───── Supplied information ─────

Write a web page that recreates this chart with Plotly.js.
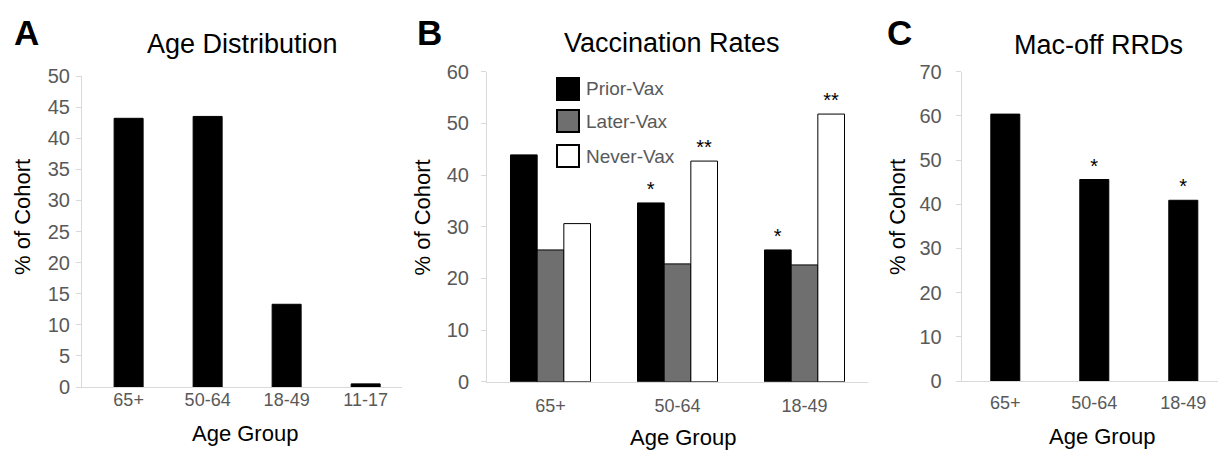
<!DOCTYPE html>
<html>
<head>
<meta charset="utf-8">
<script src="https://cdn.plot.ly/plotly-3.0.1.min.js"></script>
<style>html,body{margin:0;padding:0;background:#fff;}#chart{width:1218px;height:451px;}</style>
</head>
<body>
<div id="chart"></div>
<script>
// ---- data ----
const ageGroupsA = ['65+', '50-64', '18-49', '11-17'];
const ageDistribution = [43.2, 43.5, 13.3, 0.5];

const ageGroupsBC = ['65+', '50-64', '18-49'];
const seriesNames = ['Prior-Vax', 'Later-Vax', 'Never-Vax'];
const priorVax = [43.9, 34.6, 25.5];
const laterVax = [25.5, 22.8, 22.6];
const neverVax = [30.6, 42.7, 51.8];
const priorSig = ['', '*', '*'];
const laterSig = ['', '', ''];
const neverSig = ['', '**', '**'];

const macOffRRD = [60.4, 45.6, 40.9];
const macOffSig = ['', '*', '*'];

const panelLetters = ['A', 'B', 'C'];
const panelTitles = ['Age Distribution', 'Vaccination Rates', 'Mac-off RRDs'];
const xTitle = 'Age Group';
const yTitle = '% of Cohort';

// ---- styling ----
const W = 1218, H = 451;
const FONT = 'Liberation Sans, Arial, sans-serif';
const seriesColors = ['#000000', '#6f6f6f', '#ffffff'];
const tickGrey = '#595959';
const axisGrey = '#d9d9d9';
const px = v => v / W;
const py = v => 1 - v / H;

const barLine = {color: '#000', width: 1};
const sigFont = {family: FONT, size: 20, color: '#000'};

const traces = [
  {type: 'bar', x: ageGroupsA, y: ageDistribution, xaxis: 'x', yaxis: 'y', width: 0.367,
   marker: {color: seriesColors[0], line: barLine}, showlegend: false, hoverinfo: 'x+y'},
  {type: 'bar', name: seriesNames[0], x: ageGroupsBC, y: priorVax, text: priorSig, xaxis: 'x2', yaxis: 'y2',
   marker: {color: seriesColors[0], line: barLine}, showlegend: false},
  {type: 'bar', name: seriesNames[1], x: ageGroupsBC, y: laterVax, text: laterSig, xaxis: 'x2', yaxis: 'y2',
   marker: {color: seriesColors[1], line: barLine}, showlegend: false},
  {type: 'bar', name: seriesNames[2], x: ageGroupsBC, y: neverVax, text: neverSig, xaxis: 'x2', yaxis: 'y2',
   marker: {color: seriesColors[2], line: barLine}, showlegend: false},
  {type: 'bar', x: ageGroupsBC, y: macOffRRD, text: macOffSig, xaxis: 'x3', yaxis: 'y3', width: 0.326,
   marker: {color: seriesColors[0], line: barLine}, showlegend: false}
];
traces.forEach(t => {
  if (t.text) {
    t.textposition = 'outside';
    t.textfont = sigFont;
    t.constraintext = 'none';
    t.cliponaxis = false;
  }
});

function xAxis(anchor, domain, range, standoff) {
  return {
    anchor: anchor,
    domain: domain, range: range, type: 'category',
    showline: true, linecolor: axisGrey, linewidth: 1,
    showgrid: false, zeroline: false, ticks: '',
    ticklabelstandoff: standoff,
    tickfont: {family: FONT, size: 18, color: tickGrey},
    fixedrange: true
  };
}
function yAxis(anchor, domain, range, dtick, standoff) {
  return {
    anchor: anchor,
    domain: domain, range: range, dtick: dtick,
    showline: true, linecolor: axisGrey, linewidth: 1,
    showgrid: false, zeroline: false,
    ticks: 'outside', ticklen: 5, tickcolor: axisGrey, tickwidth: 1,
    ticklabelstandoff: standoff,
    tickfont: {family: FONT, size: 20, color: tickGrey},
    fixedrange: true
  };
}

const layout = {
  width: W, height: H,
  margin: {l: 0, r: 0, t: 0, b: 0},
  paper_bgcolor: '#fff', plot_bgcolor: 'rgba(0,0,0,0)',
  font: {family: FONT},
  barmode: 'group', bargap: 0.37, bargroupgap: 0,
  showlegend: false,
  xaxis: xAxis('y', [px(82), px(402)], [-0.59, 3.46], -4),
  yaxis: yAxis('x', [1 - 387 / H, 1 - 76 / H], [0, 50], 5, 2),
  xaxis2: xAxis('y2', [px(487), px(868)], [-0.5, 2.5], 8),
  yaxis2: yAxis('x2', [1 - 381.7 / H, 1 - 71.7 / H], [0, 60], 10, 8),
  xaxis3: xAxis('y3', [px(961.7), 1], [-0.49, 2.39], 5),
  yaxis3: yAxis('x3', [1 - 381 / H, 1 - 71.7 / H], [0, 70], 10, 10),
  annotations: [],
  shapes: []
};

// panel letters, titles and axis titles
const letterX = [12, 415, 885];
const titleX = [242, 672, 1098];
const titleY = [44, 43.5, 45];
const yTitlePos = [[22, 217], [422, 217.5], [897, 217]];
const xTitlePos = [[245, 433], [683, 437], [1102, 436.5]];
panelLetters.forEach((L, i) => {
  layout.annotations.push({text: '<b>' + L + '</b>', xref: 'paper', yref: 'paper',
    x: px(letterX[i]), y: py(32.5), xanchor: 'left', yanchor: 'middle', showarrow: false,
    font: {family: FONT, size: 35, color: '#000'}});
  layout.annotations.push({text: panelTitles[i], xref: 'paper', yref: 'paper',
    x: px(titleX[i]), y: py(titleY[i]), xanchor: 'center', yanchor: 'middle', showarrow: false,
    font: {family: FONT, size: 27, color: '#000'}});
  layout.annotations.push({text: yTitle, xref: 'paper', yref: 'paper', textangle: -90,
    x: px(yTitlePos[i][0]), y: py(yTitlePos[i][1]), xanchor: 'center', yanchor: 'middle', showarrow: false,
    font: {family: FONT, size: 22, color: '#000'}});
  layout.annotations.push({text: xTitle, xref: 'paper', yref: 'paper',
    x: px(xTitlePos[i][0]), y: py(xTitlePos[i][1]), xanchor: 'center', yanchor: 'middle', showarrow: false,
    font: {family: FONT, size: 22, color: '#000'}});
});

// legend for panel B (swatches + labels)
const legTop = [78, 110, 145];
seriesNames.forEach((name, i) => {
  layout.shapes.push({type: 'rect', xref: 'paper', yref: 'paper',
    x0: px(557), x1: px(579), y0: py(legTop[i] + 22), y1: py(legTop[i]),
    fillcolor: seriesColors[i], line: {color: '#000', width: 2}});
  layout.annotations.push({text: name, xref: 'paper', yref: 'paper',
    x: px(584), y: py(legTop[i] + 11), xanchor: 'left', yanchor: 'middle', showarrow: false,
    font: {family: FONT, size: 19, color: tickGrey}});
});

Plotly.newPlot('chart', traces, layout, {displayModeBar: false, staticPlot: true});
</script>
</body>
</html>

─────

Select and copy every line of the listing with the word "chart".

Write a web page that recreates this chart with Plotly.js.
<style>html,body{margin:0;padding:0;background:#fff;}#chart{width:1218px;height:451px;}</style>
<div id="chart"></div>
Plotly.newPlot('chart', traces, layout, {displayModeBar: false, staticPlot: true});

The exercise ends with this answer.